- EXERCISE REQUIREMENTS: Reproduce each line of the listing exactly.

>>>

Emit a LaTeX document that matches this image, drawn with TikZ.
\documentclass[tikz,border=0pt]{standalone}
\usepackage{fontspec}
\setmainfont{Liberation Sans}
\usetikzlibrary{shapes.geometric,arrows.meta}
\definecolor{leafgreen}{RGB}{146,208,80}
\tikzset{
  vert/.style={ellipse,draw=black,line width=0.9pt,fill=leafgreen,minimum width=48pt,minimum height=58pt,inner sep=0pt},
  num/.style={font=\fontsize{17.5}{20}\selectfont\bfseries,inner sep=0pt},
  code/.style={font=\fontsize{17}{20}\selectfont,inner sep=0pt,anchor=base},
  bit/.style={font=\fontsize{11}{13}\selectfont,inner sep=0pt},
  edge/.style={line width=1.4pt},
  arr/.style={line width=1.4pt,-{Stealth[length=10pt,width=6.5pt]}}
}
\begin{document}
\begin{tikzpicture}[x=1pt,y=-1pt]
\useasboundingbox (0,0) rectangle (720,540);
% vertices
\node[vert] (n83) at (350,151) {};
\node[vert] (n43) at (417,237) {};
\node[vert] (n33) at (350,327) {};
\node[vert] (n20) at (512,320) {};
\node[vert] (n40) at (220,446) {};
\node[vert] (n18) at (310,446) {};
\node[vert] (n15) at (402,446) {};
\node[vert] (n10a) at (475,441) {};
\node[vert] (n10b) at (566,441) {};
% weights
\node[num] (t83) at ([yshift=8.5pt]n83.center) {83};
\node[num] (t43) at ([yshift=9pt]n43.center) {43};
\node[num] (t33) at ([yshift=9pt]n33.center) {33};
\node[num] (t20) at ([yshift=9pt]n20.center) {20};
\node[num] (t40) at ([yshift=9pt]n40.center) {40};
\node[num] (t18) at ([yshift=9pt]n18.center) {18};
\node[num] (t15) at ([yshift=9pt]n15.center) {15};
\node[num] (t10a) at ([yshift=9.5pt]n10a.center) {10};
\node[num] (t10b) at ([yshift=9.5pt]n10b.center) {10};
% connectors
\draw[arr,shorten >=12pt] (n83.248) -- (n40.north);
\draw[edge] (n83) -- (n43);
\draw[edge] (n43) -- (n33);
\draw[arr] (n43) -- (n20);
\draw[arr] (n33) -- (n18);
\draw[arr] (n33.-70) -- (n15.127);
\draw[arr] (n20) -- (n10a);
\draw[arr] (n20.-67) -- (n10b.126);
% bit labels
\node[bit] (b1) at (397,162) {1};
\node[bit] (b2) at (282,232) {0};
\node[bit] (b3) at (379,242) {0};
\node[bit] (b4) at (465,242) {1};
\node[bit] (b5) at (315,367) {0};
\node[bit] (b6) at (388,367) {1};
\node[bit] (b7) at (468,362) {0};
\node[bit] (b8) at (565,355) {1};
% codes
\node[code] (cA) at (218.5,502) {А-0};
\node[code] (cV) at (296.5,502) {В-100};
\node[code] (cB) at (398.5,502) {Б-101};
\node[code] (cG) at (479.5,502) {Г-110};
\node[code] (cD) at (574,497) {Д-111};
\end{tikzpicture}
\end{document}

<<<

- EXERCISE RESULT:
Emit a LaTeX document that matches this image, drawn with TikZ.
\documentclass[tikz,border=0pt]{standalone}
\usepackage{fontspec}
\setmainfont{Liberation Sans}
\usetikzlibrary{shapes.geometric,arrows.meta}
\definecolor{leafgreen}{RGB}{146,208,80}
\tikzset{
  vert/.style={ellipse,draw=black,line width=0.9pt,fill=leafgreen,minimum width=48pt,minimum height=58pt,inner sep=0pt},
  num/.style={font=\fontsize{17.5}{20}\selectfont\bfseries,inner sep=0pt},
  code/.style={font=\fontsize{17}{20}\selectfont,inner sep=0pt,anchor=base},
  bit/.style={font=\fontsize{11}{13}\selectfont,inner sep=0pt},
  edge/.style={line width=1.4pt},
  arr/.style={line width=1.4pt,-{Stealth[length=10pt,width=6.5pt]}}
}
\begin{document}
\begin{tikzpicture}[x=1pt,y=-1pt]
\useasboundingbox (0,0) rectangle (720,540);
% vertices
\node[vert] (n83) at (350,151) {};
\node[vert] (n43) at (417,237) {};
\node[vert] (n33) at (350,327) {};
\node[vert] (n20) at (512,320) {};
\node[vert] (n40) at (220,446) {};
\node[vert] (n18) at (310,446) {};
\node[vert] (n15) at (402,446) {};
\node[vert] (n10a) at (475,441) {};
\node[vert] (n10b) at (566,441) {};
% weights
\node[num] (t83) at ([yshift=8.5pt]n83.center) {83};
\node[num] (t43) at ([yshift=9pt]n43.center) {43};
\node[num] (t33) at ([yshift=9pt]n33.center) {33};
\node[num] (t20) at ([yshift=9pt]n20.center) {20};
\node[num] (t40) at ([yshift=9pt]n40.center) {40};
\node[num] (t18) at ([yshift=9pt]n18.center) {18};
\node[num] (t15) at ([yshift=9pt]n15.center) {15};
\node[num] (t10a) at ([yshift=9.5pt]n10a.center) {10};
\node[num] (t10b) at ([yshift=9.5pt]n10b.center) {10};
% connectors
\draw[arr,shorten >=12pt] (n83.248) -- (n40.north);
\draw[edge] (n83) -- (n43);
\draw[edge] (n43) -- (n33);
\draw[arr] (n43) -- (n20);
\draw[arr] (n33) -- (n18);
\draw[arr] (n33.-70) -- (n15.127);
\draw[arr] (n20) -- (n10a);
\draw[arr] (n20.-67) -- (n10b.126);
% bit labels
\node[bit] (b1) at (397,162) {1};
\node[bit] (b2) at (282,232) {0};
\node[bit] (b3) at (379,242) {0};
\node[bit] (b4) at (465,242) {1};
\node[bit] (b5) at (315,367) {0};
\node[bit] (b6) at (388,367) {1};
\node[bit] (b7) at (468,362) {0};
\node[bit] (b8) at (565,355) {1};
% codes
\node[code] (cA) at (218.5,502) {А-0};
\node[code] (cV) at (296.5,502) {В-100};
\node[code] (cB) at (398.5,502) {Б-101};
\node[code] (cG) at (479.5,502) {Г-110};
\node[code] (cD) at (574,497) {Д-111};
\end{tikzpicture}
\end{document}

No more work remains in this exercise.